To that end, all ensembles — jazz or otherwise — place a heavy emphasis on singing, listening and improvisation. Young musicians are often introduced to their instruments through sheet music and not the fundamental concepts that those little black notes represent, Bacon said.
In other words, they may be literate, but their reading comprehension is often abysmal.
“They’re just performing gibberish,” Bacon said.
One of the goals for the week is to show students there is more to music than what’s on the page, Bacon said.
“Notation is a lousy system,” he said. “But it’s the best we’ve got for the language of music. We’re going to go and get rid of the notation and work on the musician — educating, thinking in music.”

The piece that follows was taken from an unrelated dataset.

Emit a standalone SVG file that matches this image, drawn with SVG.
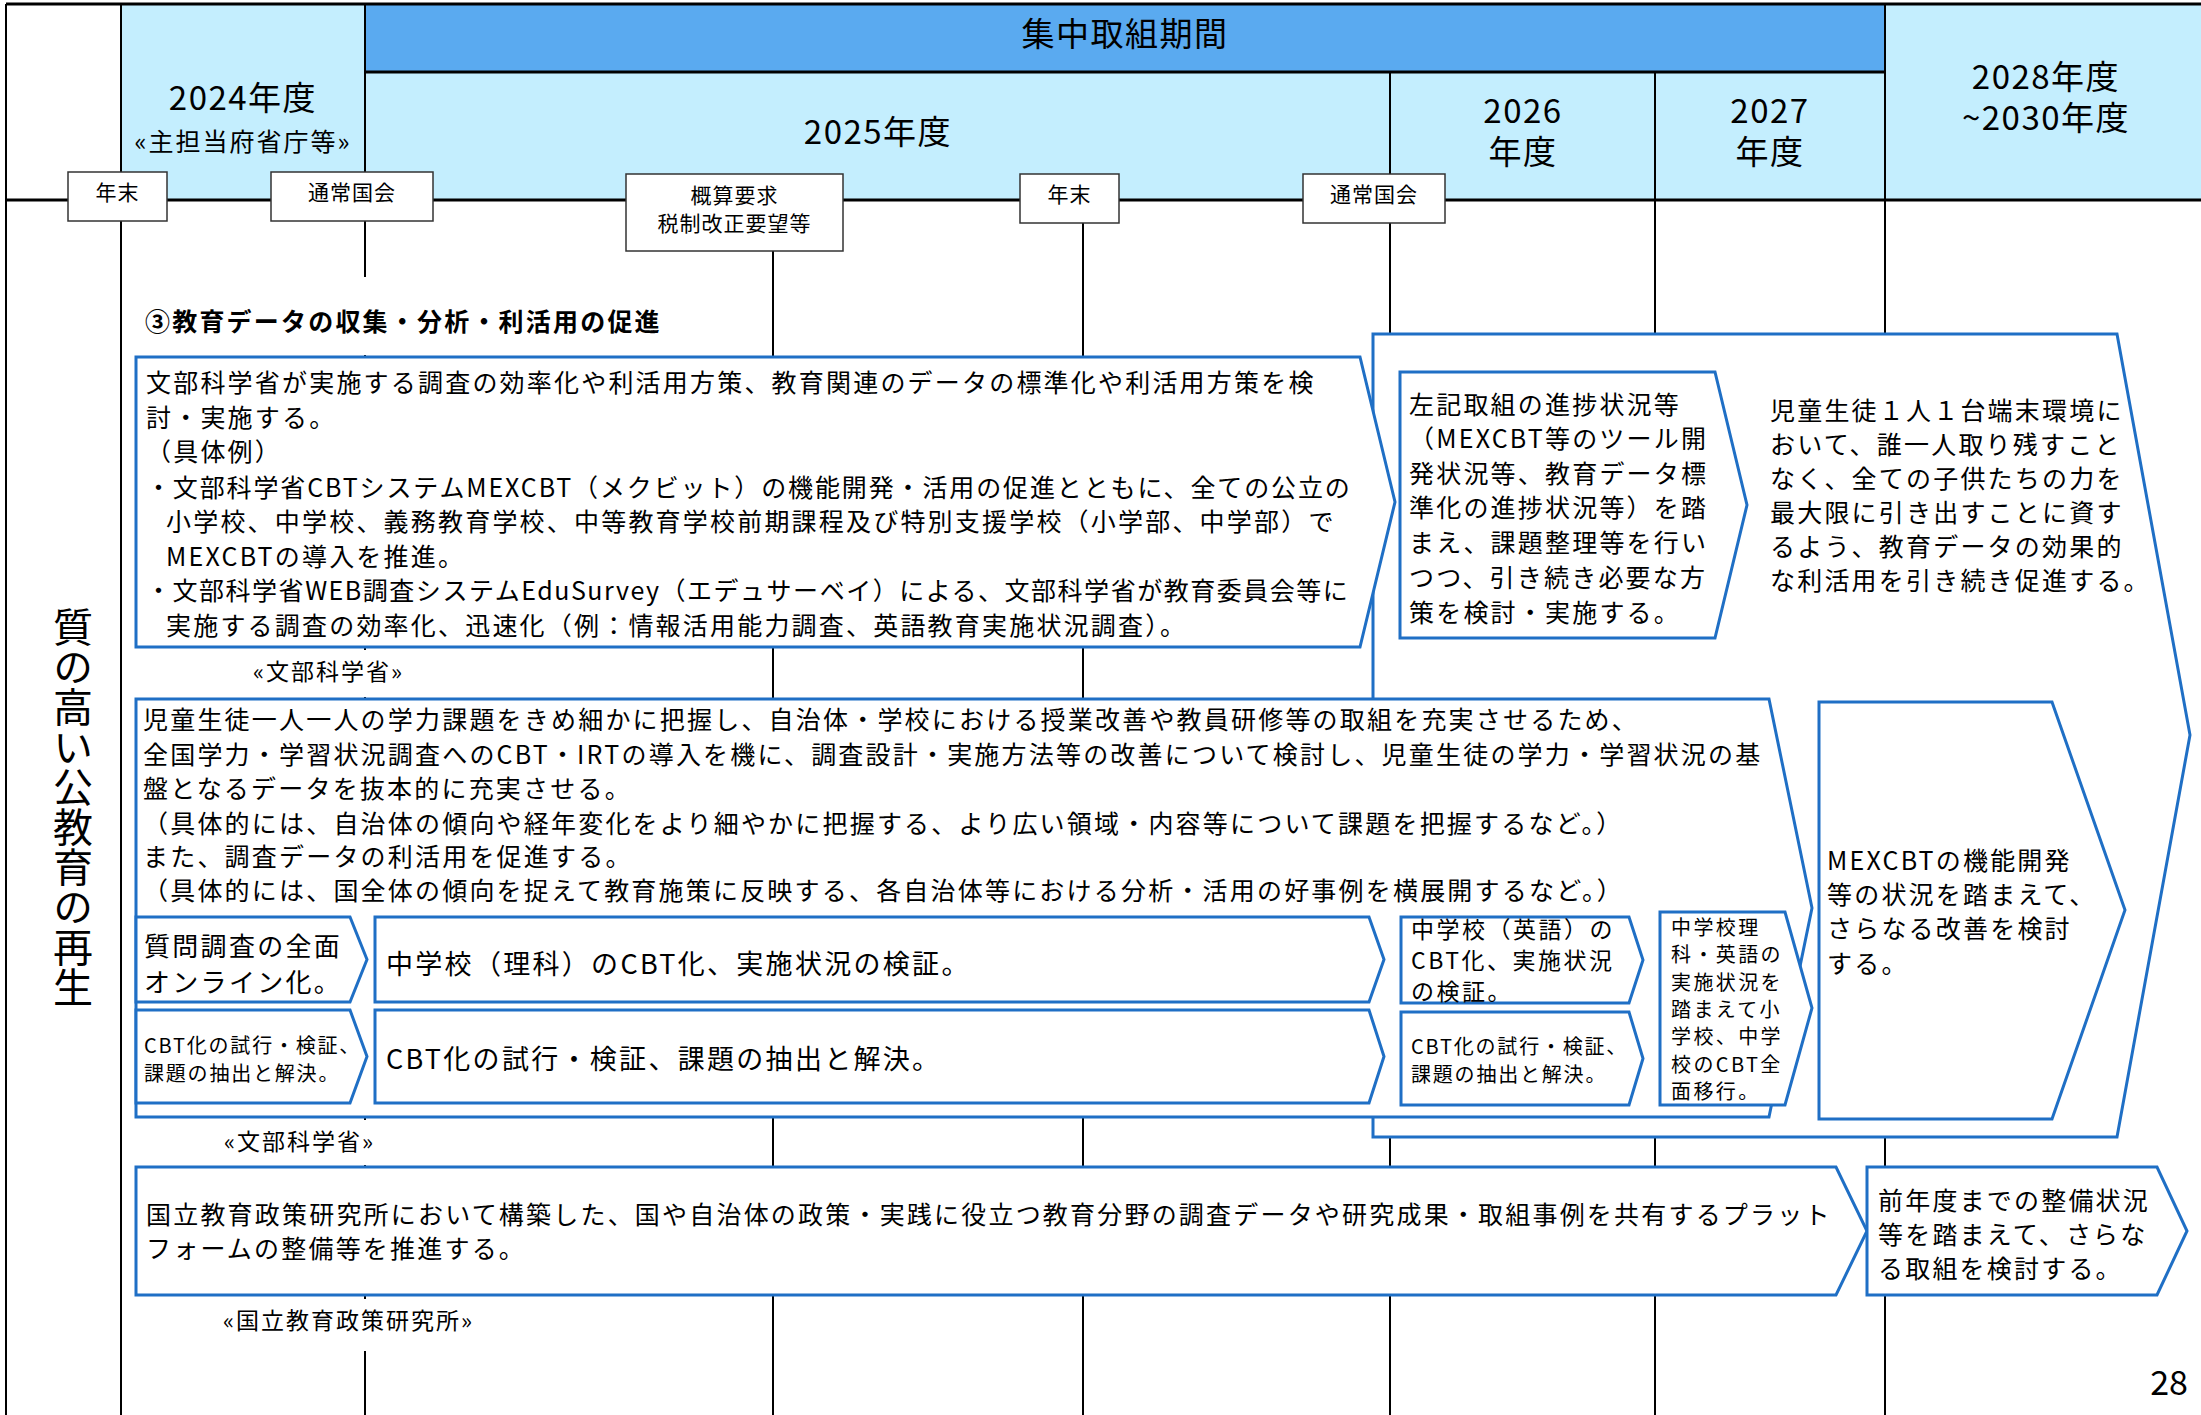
<svg xmlns="http://www.w3.org/2000/svg" width="2201" height="1415" viewBox="0 0 2201 1415">
<style>
.t{font-family:"Noto Sans CJK JP","Noto Sans",sans-serif;fill:#000}
.b{font-size:25px;letter-spacing:2.2px}
.hd{font-size:33px;letter-spacing:1.5px;text-anchor:middle}
.tab{font-size:21px;letter-spacing:1px;text-anchor:middle}
.lbl{font-size:23px;letter-spacing:2px}
.vl{stroke:#000;stroke-width:2;fill:none}
.hl{stroke:#000;stroke-width:3;fill:none}
.bx{fill:#fff;stroke:#1F6FC5;stroke-width:3}
.tb{fill:#fff;stroke:#333;stroke-width:1.5}
.lt{fill:#C4EEFE}
.dk{fill:#5AAAF0}
</style>
<rect width="2201" height="1415" fill="#fff"/>
<g id="header">
<rect class="lt" x="121" y="4" width="244" height="196"/>
<rect class="dk" x="365" y="4" width="1520" height="68"/>
<rect class="lt" x="365" y="72" width="1520" height="128"/>
<rect class="lt" x="1885" y="4" width="316" height="196"/>
</g>
<g id="grid">
<line class="vl" x1="6" y1="4" x2="6" y2="1415"/>
<line class="vl" x1="121" y1="4" x2="121" y2="1415"/>
<line class="vl" x1="365" y1="4" x2="365" y2="1415"/>
<line class="vl" x1="773" y1="200" x2="773" y2="1415"/>
<line class="vl" x1="1083" y1="200" x2="1083" y2="1415"/>
<line class="vl" x1="1390" y1="72" x2="1390" y2="1415"/>
<line class="vl" x1="1655" y1="72" x2="1655" y2="1415"/>
<line class="vl" x1="1885" y1="4" x2="1885" y2="1415"/>
<line class="hl" x1="6" y1="4" x2="2201" y2="4"/>
<line class="hl" x1="365" y1="72" x2="1885" y2="72"/>
<line class="hl" x1="6" y1="200" x2="2201" y2="200"/>
</g>
<g id="header-text" class="t">
<text class="hd" x="1125" y="46">集中取組期間</text>
<text class="hd" x="243" y="110">2024年度</text>
<text x="243" y="151" font-size="25" letter-spacing="2" text-anchor="middle">«主担当府省庁等»</text>
<text class="hd" x="878" y="144">2025年度</text>
<text class="hd"><tspan x="1523" y="123">2026</tspan><tspan x="1523" y="164">年度</tspan></text>
<text class="hd"><tspan x="1770" y="123">2027</tspan><tspan x="1770" y="164">年度</tspan></text>
<text class="hd"><tspan x="2046" y="89">2028年度</tspan><tspan x="2046" y="130">~2030年度</tspan></text>
</g>
<g id="tab-nenmatsu1"><rect class="tb" x="68" y="172" width="99" height="49"/><text class="t tab" x="117.5" y="200">年末</text></g>
<g id="tab-kokkai1"><rect class="tb" x="271" y="172" width="162" height="49"/><text class="t tab" x="352" y="200">通常国会</text></g>
<g id="tab-gaisan"><rect class="tb" x="626" y="174" width="217" height="77"/><text class="t tab"><tspan x="734.5" y="203">概算要求</tspan><tspan x="734.5" y="231">税制改正要望等</tspan></text></g>
<g id="tab-nenmatsu2"><rect class="tb" x="1020" y="174" width="99" height="49"/><text class="t tab" x="1069.5" y="202">年末</text></g>
<g id="tab-kokkai2"><rect class="tb" x="1303" y="174" width="142" height="49"/><text class="t tab" x="1374" y="202">通常国会</text></g>
<g id="side-label">
<text class="t" x="73" y="607" font-size="40" style="writing-mode:vertical-rl">質の高い公教育の再生</text>
</g>
<g id="heading"><rect x="130" y="277" width="570" height="78" fill="#fff"/><text class="t b" x="145" y="331" font-weight="bold">③教育データの収集・分析・利活用の促進</text></g>
<g id="container"><polygon class="bx" points="1373,334 2117,334 2190,735 2117,1137 1373,1137"/>
<text class="t b" x="1770"><tspan x="1770" y="419.5">児童生徒１人１台端末環境に</tspan><tspan x="1770" y="453.5">おいて、誰一人取り残すこと</tspan><tspan x="1770" y="487.5">なく、全ての子供たちの力を</tspan><tspan x="1770" y="521.5">最大限に引き出すことに資す</tspan><tspan x="1770" y="555.5">るよう、教育データの効果的</tspan><tspan x="1770" y="589.5">な利活用を引き続き促進する。</tspan></text></g>
<g id="box1"><polygon class="bx" points="136,357 1360,357 1395,502 1360,647 136,647"/>
<text class="t b"><tspan x="146" y="391.5">文部科学省が実施する調査の効率化や利活用方策、教育関連のデータの標準化や利活用方策を検</tspan><tspan x="146" y="426.5">討・実施する。</tspan><tspan x="146" y="460.5">（具体例）</tspan><tspan x="146" y="496.5" textLength="1206" lengthAdjust="spacing">・文部科学省CBTシステムMEXCBT（メクビット）の機能開発・活用の促進とともに、全ての公立の</tspan><tspan x="166" y="530.5">小学校、中学校、義務教育学校、中等教育学校前期課程及び特別支援学校（小学部、中学部）で</tspan><tspan x="166" y="565.5">MEXCBTの導入を推進。</tspan><tspan x="146" y="599.5" textLength="1204" lengthAdjust="spacing">・文部科学省WEB調査システムEduSurvey（エデュサーベイ）による、文部科学省が教育委員会等に</tspan><tspan x="166" y="634.5">実施する調査の効率化、迅速化（例：情報活用能力調査、英語教育実施状況調査）。</tspan></text></g>
<g id="box-sakki"><polygon class="bx" points="1400,372 1715,372 1747,505 1715,638 1400,638"/>
<text class="t b"><tspan x="1409" y="413.5">左記取組の進捗状況等</tspan><tspan x="1409" y="447.5">（MEXCBT等のツール開</tspan><tspan x="1409" y="482.5">発状況等、教育データ標</tspan><tspan x="1409" y="516.5">準化の進捗状況等）を踏</tspan><tspan x="1409" y="551.5">まえ、課題整理等を行い</tspan><tspan x="1409" y="586.5">つつ、引き続き必要な方</tspan><tspan x="1409" y="621.5">策を検討・実施する。</tspan></text></g>
<g id="label1"><rect x="240" y="650" width="190" height="47" fill="#fff"/><text class="t lbl" x="253" y="680">«文部科学省»</text></g>
<g id="box2"><polygon class="bx" points="136,699 1769,699 1812,908 1769,1117 136,1117"/>
<text class="t b"><tspan x="143" y="728.5">児童生徒一人一人の学力課題をきめ細かに把握し、自治体・学校における授業改善や教員研修等の取組を充実させるため、</tspan><tspan x="143" y="763.5">全国学力・学習状況調査へのCBT・IRTの導入を機に、調査設計・実施方法等の改善について検討し、児童生徒の学力・学習状況の基</tspan><tspan x="143" y="797.5">盤となるデータを抜本的に充実させる。</tspan><tspan x="143" y="832.5">（具体的には、自治体の傾向や経年変化をより細やかに把握する、より広い領域・内容等について課題を把握するなど。）</tspan><tspan x="143" y="865.5">また、調査データの利活用を促進する。</tspan><tspan x="143" y="899.5">（具体的には、国全体の傾向を捉えて教育施策に反映する、各自治体等における分析・活用の好事例を横展開するなど。）</tspan></text></g>
<g id="sub-shitsumon"><polygon class="bx" points="136,917 350,917 367,959.5 350,1002 136,1002"/>
<text class="t" font-size="26" letter-spacing="2.3"><tspan x="144" y="956">質問調査の全面</tspan><tspan x="144" y="992">オンライン化。</tspan></text></g>
<g id="sub-rika"><polygon class="bx" points="375,917 1369,917 1384,959.5 1369,1002 375,1002"/>
<text class="t" x="386" y="974" font-size="27" letter-spacing="2.3">中学校（理科）のCBT化、実施状況の検証。</text></g>
<g id="sub-cbt1"><polygon class="bx" points="136,1010 350,1010 367,1056.5 350,1103 136,1103"/>
<text class="t" font-size="20" letter-spacing="1.8"><tspan x="144" y="1053">CBT化の試行・検証、</tspan><tspan x="144" y="1081">課題の抽出と解決。</tspan></text></g>
<g id="sub-cbt2"><polygon class="bx" points="375,1010 1369,1010 1384,1056.5 1369,1103 375,1103"/>
<text class="t" x="386" y="1069" font-size="27" letter-spacing="2.3">CBT化の試行・検証、課題の抽出と解決。</text></g>
<g id="sub-eigo"><polygon class="bx" points="1401,917 1629,917 1643,960 1629,1003 1401,1003"/>
<text class="t" font-size="23" letter-spacing="2.5"><tspan x="1411" y="938">中学校（英語）の</tspan><tspan x="1411" y="969">CBT化、実施状況</tspan><tspan x="1411" y="1000">の検証。</tspan></text></g>
<g id="sub-cbt3"><polygon class="bx" points="1401,1012 1629,1012 1643,1058.5 1629,1105 1401,1105"/>
<text class="t" font-size="20" letter-spacing="1.8"><tspan x="1411" y="1054">CBT化の試行・検証、</tspan><tspan x="1411" y="1082">課題の抽出と解決。</tspan></text></g>
<g id="sub-zenmen"><polygon class="bx" points="1660,912 1785,912 1812,1008 1785,1105 1660,1105"/>
<text class="t" font-size="20" letter-spacing="2.4"><tspan x="1671" y="935">中学校理</tspan><tspan x="1671" y="962">科・英語の</tspan><tspan x="1671" y="990">実施状況を</tspan><tspan x="1671" y="1017">踏まえて小</tspan><tspan x="1671" y="1044">学校、中学</tspan><tspan x="1671" y="1072">校のCBT全</tspan><tspan x="1671" y="1099">面移行。</tspan></text></g>
<g id="box-mexcbt"><polygon class="bx" points="1819,702 2052,702 2125,910 2052,1119 1819,1119"/>
<text class="t b"><tspan x="1827" y="869.5">MEXCBTの機能開発</tspan><tspan x="1827" y="903.5">等の状況を踏まえて、</tspan><tspan x="1827" y="937.5">さらなる改善を検討</tspan><tspan x="1827" y="972.5">する。</tspan></text></g>
<g id="label2"><rect x="210" y="1120" width="190" height="45" fill="#fff"/><text class="t lbl" x="224" y="1150">«文部科学省»</text></g>
<g id="box3"><polygon class="bx" points="136,1167 1836,1167 1867,1231 1836,1295 136,1295"/>
<text class="t b"><tspan x="146" y="1223.5">国立教育政策研究所において構築した、国や自治体の政策・実践に役立つ教育分野の調査データや研究成果・取組事例を共有するプラット</tspan><tspan x="146" y="1257.5">フォームの整備等を推進する。</tspan></text></g>
<g id="box4"><polygon class="bx" points="1867,1167 2157,1167 2187,1231 2157,1295 1867,1295"/>
<text class="t b"><tspan x="1878" y="1209.5">前年度までの整備状況</tspan><tspan x="1878" y="1243.5">等を踏まえて、さらな</tspan><tspan x="1878" y="1277.5">る取組を検討する。</tspan></text></g>
<g id="label3"><rect x="210" y="1299" width="290" height="52" fill="#fff"/><text class="t lbl" x="223" y="1329">«国立教育政策研究所»</text></g>
<text class="t" x="2188" y="1395" font-size="34" text-anchor="end">28</text>
</svg>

Comparing it to learning a conventional language, Bacon argues music education is often taught backwards. In his view, dumping a book of etudes in the hands of a middle-schooler is like asking a toddler to write an essay; newcomers need to learn the vocabulary and grammar before they start to write sentences, and that learning occurs through experimentation, listening and improvisation. Those are the same principles Bacon said Chautauqua Music Camps practice.
With the mountain dulcimer class, it means students meeting the instrument for the first time and playing a song by ear after 25 minutes. In the other studio, children hug the newly discovered autoharp and strum chords to “The Itsy Bitsy Spider.” The middle school band even has a composer-in-residence, Richard Victor, whose jazz composition “Chasin’ My Blues Away” will premiere at Saturday’s concert. In all of these groups, students learn by ear and are encouraged to improvise — skills that Bacon said he hopes they take away from this week-long experience.
“Through some of these experiences, we’re hoping to do a reset,” Bacon said.
The velocity of the week was intense, and the expectations were consistently high, but Bacon believes that students rose to the occasion. Besides, he said, perfection was never part of the equation.
“There is something to be said about how you’re going to make mistakes,” he said. “But you learn how to fix them and you learn how to make music. The concert’s not going to be perfect — there’s going to be tons of mistakes, really. But we’re making music together and that’s why we’re here.”
String chamber groups perform starting at 10:30 a.m. Saturday on the porch of Lenna Hall. An orchestra and chamber music concert begins at 11 a.m. inside Lenna with the middle school band and a jazz concert following immediately after at 12:30 p.m.